#### Task statement:
Copy the data below exactly, omitting any picture it contains.

#### Recorded data:
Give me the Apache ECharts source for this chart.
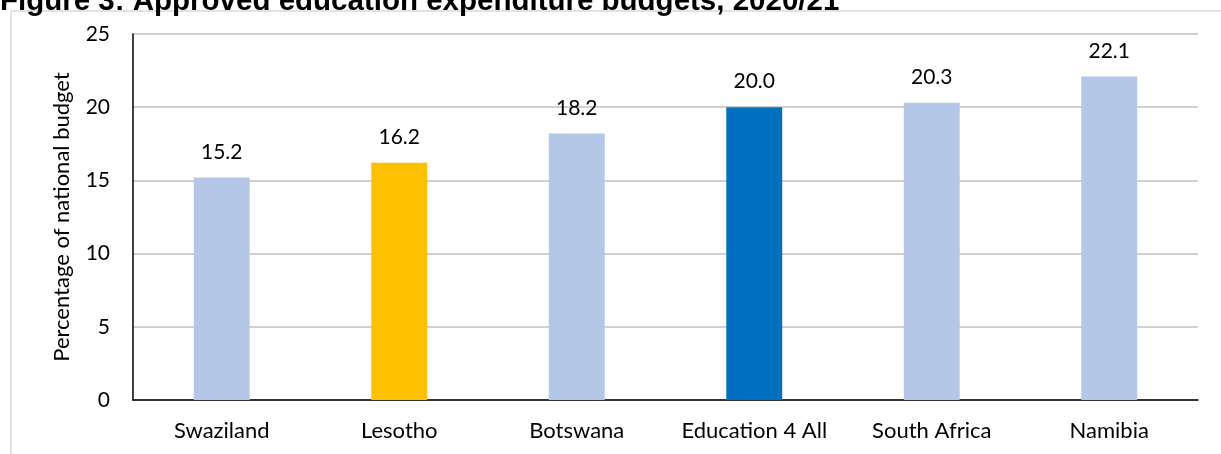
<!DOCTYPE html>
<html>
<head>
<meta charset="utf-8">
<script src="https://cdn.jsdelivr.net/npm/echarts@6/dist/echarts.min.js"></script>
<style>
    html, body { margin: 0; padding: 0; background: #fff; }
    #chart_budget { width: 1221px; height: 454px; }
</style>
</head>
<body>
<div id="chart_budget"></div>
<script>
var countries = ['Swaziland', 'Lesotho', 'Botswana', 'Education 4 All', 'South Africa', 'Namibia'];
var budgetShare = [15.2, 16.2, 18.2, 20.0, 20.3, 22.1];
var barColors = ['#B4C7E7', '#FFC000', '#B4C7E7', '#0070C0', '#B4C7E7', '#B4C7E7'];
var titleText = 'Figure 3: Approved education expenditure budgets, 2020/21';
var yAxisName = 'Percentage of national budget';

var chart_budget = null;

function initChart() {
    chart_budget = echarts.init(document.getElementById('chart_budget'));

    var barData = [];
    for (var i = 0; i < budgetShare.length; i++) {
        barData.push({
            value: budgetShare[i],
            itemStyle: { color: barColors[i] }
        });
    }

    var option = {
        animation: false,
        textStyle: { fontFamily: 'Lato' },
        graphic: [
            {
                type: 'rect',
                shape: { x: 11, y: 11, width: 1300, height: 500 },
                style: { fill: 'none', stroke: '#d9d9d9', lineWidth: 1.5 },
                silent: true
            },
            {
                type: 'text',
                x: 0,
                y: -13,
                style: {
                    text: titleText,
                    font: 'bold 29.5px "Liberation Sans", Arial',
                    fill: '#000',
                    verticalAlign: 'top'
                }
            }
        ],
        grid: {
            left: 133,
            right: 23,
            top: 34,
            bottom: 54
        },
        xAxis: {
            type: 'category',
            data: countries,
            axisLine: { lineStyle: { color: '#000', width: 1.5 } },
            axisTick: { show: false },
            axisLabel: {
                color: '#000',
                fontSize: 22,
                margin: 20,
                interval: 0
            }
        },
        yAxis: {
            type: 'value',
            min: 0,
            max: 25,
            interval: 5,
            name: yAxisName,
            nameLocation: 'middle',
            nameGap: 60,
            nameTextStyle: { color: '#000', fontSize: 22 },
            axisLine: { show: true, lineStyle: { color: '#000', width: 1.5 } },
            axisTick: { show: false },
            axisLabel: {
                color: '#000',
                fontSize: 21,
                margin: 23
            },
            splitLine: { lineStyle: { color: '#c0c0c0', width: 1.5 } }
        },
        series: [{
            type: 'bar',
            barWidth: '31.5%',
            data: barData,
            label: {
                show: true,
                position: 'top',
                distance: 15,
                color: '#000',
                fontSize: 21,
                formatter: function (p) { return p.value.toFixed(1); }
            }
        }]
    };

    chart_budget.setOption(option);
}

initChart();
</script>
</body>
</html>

#### Result:
Give me the Apache ECharts source for this chart.
<!DOCTYPE html>
<html>
<head>
<meta charset="utf-8">
<script src="https://cdn.jsdelivr.net/npm/echarts@6/dist/echarts.min.js"></script>
<style>
    html, body { margin: 0; padding: 0; background: #fff; }
    #chart_budget { width: 1221px; height: 454px; }
</style>
</head>
<body>
<div id="chart_budget"></div>
<script>
var countries = ['Swaziland', 'Lesotho', 'Botswana', 'Education 4 All', 'South Africa', 'Namibia'];
var budgetShare = [15.2, 16.2, 18.2, 20.0, 20.3, 22.1];
var barColors = ['#B4C7E7', '#FFC000', '#B4C7E7', '#0070C0', '#B4C7E7', '#B4C7E7'];
var titleText = 'Figure 3: Approved education expenditure budgets, 2020/21';
var yAxisName = 'Percentage of national budget';

var chart_budget = null;

function initChart() {
    chart_budget = echarts.init(document.getElementById('chart_budget'));

    var barData = [];
    for (var i = 0; i < budgetShare.length; i++) {
        barData.push({
            value: budgetShare[i],
            itemStyle: { color: barColors[i] }
        });
    }

    var option = {
        animation: false,
        textStyle: { fontFamily: 'Lato' },
        graphic: [
            {
                type: 'rect',
                shape: { x: 11, y: 11, width: 1300, height: 500 },
                style: { fill: 'none', stroke: '#d9d9d9', lineWidth: 1.5 },
                silent: true
            },
            {
                type: 'text',
                x: 0,
                y: -13,
                style: {
                    text: titleText,
                    font: 'bold 29.5px "Liberation Sans", Arial',
                    fill: '#000',
                    verticalAlign: 'top'
                }
            }
        ],
        grid: {
            left: 133,
            right: 23,
            top: 34,
            bottom: 54
        },
        xAxis: {
            type: 'category',
            data: countries,
            axisLine: { lineStyle: { color: '#000', width: 1.5 } },
            axisTick: { show: false },
            axisLabel: {
                color: '#000',
                fontSize: 22,
                margin: 20,
                interval: 0
            }
        },
        yAxis: {
            type: 'value',
            min: 0,
            max: 25,
            interval: 5,
            name: yAxisName,
            nameLocation: 'middle',
            nameGap: 60,
            nameTextStyle: { color: '#000', fontSize: 22 },
            axisLine: { show: true, lineStyle: { color: '#000', width: 1.5 } },
            axisTick: { show: false },
            axisLabel: {
                color: '#000',
                fontSize: 21,
                margin: 23
            },
            splitLine: { lineStyle: { color: '#c0c0c0', width: 1.5 } }
        },
        series: [{
            type: 'bar',
            barWidth: '31.5%',
            data: barData,
            label: {
                show: true,
                position: 'top',
                distance: 15,
                color: '#000',
                fontSize: 21,
                formatter: function (p) { return p.value.toFixed(1); }
            }
        }]
    };

    chart_budget.setOption(option);
}

initChart();
</script>
</body>
</html>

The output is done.